The human virome is a part of human bodies and will not always cause harm. Many latent and asymptomatic viruses are present in the human body all the time. Viruses infect all life forms; therefore the bacterial, plant, and animal cells and material in the gut also carry viruses. When viruses cause harm by infecting the cells in the body, a symptomatic disease may develop.

Contrary to common belief, harmful viruses may be in the minority, compared to benign viruses in the human body. It is much harder to identify viruses than it is to identify bacteria, therefore the understanding of benign viruses in the human body is very rudimentary. The collection of all viruses in the human body which do not cause disease in healthy individuals is often referred to as the 'healthy human virome'. The healthy virome consists of three distinct components: (i) viruses that systematically enter the human organism, primarily, with food, but do not replicate in humans; (ii) viruses infecting prokaryotes and, possibly, unicellular eukaryotes that comprise the healthy human microbiome; and (iii) viruses that actually replicate and persist in human cells.

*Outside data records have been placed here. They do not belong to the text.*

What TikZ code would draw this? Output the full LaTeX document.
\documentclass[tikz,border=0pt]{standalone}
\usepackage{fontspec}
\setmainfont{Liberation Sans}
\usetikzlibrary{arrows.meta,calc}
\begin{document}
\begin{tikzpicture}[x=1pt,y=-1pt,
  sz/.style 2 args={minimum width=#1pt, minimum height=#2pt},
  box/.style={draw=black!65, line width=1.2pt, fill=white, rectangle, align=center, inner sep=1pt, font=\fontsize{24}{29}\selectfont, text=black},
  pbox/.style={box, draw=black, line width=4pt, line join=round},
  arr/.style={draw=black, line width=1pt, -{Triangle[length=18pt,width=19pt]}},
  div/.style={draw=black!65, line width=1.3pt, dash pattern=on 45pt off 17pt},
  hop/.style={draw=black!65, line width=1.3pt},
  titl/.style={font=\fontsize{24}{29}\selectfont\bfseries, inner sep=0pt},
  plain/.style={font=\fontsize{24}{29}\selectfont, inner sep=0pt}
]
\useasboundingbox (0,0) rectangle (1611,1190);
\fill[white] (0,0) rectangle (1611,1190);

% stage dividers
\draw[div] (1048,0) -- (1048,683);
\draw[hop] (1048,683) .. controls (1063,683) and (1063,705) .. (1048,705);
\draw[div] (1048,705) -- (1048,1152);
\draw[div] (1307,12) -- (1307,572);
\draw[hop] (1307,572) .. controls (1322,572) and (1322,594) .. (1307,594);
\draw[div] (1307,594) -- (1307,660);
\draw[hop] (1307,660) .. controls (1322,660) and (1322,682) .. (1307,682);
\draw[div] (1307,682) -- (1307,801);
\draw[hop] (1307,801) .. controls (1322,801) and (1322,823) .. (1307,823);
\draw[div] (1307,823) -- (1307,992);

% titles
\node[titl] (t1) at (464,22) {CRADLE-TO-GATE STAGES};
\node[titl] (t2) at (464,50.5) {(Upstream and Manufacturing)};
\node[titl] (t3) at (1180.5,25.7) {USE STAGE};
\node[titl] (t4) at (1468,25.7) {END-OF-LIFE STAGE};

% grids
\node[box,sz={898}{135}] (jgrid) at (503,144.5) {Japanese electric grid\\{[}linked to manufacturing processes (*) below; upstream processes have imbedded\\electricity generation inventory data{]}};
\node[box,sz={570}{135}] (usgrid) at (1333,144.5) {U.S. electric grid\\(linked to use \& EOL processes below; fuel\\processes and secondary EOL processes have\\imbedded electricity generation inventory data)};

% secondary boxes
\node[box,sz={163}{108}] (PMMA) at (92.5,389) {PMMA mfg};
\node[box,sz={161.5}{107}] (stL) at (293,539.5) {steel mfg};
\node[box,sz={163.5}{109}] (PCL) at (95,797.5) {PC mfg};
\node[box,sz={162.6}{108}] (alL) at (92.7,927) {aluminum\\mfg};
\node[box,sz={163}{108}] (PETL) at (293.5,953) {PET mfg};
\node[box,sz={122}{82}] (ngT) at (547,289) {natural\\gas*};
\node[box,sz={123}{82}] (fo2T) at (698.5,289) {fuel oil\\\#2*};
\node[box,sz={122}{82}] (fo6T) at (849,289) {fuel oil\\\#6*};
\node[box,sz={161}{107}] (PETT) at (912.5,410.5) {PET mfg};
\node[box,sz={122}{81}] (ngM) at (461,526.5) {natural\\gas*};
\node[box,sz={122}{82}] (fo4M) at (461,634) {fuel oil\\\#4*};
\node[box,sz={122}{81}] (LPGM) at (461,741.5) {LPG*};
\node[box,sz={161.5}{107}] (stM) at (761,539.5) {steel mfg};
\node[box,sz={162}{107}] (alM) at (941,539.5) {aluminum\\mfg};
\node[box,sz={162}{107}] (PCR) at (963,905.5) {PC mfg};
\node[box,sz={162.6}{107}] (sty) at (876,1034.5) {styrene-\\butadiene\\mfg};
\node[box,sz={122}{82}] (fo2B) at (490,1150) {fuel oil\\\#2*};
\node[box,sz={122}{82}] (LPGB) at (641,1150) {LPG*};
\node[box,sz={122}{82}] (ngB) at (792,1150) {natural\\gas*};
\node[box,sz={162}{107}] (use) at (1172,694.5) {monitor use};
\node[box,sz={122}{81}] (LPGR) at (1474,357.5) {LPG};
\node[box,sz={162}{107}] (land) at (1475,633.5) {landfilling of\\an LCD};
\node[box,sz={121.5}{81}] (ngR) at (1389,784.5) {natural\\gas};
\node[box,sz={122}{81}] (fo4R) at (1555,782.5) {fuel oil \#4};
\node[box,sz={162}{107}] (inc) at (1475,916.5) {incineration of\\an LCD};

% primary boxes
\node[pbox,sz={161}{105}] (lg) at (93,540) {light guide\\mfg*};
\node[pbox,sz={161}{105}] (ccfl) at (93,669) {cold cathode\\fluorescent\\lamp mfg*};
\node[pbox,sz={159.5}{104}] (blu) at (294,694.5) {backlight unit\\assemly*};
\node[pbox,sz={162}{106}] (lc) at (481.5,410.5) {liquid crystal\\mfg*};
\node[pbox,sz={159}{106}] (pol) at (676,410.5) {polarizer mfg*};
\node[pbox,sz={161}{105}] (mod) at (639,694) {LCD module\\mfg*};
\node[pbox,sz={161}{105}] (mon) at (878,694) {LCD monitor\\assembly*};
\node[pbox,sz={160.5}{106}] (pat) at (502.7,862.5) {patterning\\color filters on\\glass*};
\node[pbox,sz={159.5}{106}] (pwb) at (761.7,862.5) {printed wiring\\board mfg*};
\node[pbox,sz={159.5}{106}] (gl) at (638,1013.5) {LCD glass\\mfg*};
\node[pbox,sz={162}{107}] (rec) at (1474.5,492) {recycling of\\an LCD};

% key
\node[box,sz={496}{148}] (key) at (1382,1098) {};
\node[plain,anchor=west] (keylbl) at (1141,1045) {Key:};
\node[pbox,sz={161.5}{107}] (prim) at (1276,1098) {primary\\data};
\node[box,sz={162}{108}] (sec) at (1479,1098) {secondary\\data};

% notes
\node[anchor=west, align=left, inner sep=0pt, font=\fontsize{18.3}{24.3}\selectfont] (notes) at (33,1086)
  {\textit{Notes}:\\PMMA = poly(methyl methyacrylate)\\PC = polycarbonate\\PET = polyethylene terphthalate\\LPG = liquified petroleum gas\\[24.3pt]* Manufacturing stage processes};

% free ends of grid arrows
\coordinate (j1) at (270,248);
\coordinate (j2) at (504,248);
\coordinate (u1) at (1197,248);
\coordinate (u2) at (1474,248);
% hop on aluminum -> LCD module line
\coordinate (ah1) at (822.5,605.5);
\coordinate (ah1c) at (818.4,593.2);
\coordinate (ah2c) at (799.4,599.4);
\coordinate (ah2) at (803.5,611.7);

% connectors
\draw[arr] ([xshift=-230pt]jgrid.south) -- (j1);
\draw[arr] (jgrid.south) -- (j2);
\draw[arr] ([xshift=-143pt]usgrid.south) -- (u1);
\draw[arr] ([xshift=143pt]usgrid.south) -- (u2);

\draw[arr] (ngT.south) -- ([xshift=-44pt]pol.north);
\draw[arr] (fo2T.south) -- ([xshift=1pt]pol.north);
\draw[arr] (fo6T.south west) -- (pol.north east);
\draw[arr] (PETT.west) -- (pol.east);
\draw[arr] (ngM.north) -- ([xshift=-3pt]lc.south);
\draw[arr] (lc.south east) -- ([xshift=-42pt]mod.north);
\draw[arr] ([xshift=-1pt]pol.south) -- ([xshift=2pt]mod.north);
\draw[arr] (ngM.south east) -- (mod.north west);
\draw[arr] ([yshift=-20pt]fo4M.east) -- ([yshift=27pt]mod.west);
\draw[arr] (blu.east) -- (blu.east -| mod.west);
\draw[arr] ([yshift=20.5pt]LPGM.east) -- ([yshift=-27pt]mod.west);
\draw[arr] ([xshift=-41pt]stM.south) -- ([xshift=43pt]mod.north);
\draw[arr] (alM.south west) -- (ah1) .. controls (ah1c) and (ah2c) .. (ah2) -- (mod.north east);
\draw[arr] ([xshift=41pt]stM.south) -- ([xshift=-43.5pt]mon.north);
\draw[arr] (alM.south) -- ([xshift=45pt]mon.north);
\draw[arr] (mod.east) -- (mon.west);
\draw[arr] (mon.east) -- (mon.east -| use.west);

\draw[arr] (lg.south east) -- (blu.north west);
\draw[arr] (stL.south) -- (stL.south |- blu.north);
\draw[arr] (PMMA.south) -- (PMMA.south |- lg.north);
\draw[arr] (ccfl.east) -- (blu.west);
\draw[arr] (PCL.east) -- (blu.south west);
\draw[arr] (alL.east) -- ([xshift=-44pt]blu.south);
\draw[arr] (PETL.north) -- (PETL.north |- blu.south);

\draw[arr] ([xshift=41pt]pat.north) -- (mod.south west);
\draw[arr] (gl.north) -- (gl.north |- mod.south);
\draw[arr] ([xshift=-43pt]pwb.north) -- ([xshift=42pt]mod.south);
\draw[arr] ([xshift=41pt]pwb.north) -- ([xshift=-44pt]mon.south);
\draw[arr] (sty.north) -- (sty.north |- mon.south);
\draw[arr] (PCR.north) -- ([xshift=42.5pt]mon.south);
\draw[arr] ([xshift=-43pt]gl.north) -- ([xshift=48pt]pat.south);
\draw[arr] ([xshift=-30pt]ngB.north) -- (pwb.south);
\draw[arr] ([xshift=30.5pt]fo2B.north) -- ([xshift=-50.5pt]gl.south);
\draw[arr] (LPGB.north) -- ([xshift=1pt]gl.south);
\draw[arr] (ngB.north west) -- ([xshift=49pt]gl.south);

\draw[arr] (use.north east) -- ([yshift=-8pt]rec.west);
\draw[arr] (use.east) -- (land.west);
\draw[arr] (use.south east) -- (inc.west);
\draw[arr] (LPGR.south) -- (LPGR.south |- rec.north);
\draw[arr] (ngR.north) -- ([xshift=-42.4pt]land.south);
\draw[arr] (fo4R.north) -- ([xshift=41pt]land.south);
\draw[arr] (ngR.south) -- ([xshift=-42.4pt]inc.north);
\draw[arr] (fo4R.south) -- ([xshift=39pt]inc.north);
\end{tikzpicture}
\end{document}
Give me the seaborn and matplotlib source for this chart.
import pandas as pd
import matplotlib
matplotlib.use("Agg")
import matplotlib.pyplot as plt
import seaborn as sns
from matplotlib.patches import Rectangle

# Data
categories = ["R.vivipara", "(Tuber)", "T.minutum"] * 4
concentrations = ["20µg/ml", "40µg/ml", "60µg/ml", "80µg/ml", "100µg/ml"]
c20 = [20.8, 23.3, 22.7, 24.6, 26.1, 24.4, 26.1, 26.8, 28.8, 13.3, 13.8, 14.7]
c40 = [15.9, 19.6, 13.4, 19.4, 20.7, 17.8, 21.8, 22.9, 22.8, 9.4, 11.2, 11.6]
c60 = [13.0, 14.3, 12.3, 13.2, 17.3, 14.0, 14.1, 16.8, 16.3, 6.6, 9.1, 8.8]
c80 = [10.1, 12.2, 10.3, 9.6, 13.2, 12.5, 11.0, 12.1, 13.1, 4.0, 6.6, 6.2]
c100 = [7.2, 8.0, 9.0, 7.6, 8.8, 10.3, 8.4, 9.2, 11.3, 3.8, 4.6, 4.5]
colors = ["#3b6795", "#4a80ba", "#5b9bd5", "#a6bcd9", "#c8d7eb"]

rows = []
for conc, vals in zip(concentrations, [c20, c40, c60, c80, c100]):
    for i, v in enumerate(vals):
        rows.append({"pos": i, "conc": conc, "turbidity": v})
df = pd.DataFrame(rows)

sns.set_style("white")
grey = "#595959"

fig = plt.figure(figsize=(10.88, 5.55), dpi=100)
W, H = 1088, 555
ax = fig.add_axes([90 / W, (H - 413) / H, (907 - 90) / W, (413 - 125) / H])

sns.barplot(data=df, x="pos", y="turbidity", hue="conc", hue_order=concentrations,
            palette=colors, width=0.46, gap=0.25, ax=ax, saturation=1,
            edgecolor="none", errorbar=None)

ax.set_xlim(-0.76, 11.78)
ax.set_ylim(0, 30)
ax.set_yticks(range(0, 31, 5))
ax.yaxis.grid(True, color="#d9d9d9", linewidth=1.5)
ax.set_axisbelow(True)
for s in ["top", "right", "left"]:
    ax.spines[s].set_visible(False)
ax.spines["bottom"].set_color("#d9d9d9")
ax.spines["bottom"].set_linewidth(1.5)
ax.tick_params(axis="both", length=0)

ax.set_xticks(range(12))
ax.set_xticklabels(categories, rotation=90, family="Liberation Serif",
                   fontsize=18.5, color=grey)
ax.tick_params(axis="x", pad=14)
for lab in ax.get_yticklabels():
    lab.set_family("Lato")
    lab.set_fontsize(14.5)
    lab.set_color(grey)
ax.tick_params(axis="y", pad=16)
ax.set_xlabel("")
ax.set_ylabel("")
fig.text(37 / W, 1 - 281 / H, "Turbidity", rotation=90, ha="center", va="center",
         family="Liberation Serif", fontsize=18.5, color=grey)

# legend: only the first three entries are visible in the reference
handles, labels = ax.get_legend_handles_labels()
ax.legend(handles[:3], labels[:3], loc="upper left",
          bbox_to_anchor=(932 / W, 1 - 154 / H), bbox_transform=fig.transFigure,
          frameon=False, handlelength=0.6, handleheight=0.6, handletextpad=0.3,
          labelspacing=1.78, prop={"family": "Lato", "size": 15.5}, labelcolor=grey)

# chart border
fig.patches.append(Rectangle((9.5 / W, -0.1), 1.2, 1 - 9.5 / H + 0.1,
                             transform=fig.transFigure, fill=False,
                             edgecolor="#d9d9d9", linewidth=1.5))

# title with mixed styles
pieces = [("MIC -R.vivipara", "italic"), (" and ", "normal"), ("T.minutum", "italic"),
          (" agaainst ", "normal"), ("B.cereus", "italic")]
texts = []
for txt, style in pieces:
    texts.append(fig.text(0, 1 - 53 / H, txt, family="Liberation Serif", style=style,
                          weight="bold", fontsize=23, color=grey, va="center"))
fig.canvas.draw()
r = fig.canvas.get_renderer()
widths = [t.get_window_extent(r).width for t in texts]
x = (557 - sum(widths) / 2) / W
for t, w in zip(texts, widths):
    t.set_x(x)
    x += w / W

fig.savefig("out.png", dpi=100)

The health effects of viruses on an individual are dependent on the individual's immune system.

===The hygiene hypothesis===

Recent research has linked the emerging idea of the hygiene hypothesis to viruses. This hypothesis attempts to explain some of the high incidences of diseases such as asthma and eczema in the Western world by Western societies' overuse of antibiotic and antiviral agents.

This overuse potentially disrupts not only the bacteria of the gut but also the viruses that have long lived in harmony with the human body and now play a role in regulation of human health.

The hypothesis generally refers to microorganisms, but is now being extended to include airborne viruses and common viral infections of childhood that are becoming increasingly less common.

===Effect of skin location===

Diverse viruses colonize the human skin and differ by skin site. This skin virome includes human viruses (i.e. human papillomavirus) and bacteriophages (bacterial viruses) that infect commensal skin bacteria such as Staphylococci.

Virus communities differ by moisture levels and degree of protection from the external environment.

===Effect of diet===

Many studies have demonstrated that the bacteria and viruses in the human gut (the gut microbiome) can be altered by changes in diet. One study that focused on bacterial viruses, called bacteriophages, in the gut found a significant relationship between diet and the type of bacteriophages present. This was done by comparing the distance between bacteriophage gut communities in individuals both before and after they started a controlled diet. The results were that the distance between the bacteriophage gut communities of individuals on the same diet was significantly smaller at the end of their dietary treatment than it was at the start, while there was no increase in community similarity for individuals on different diets over time.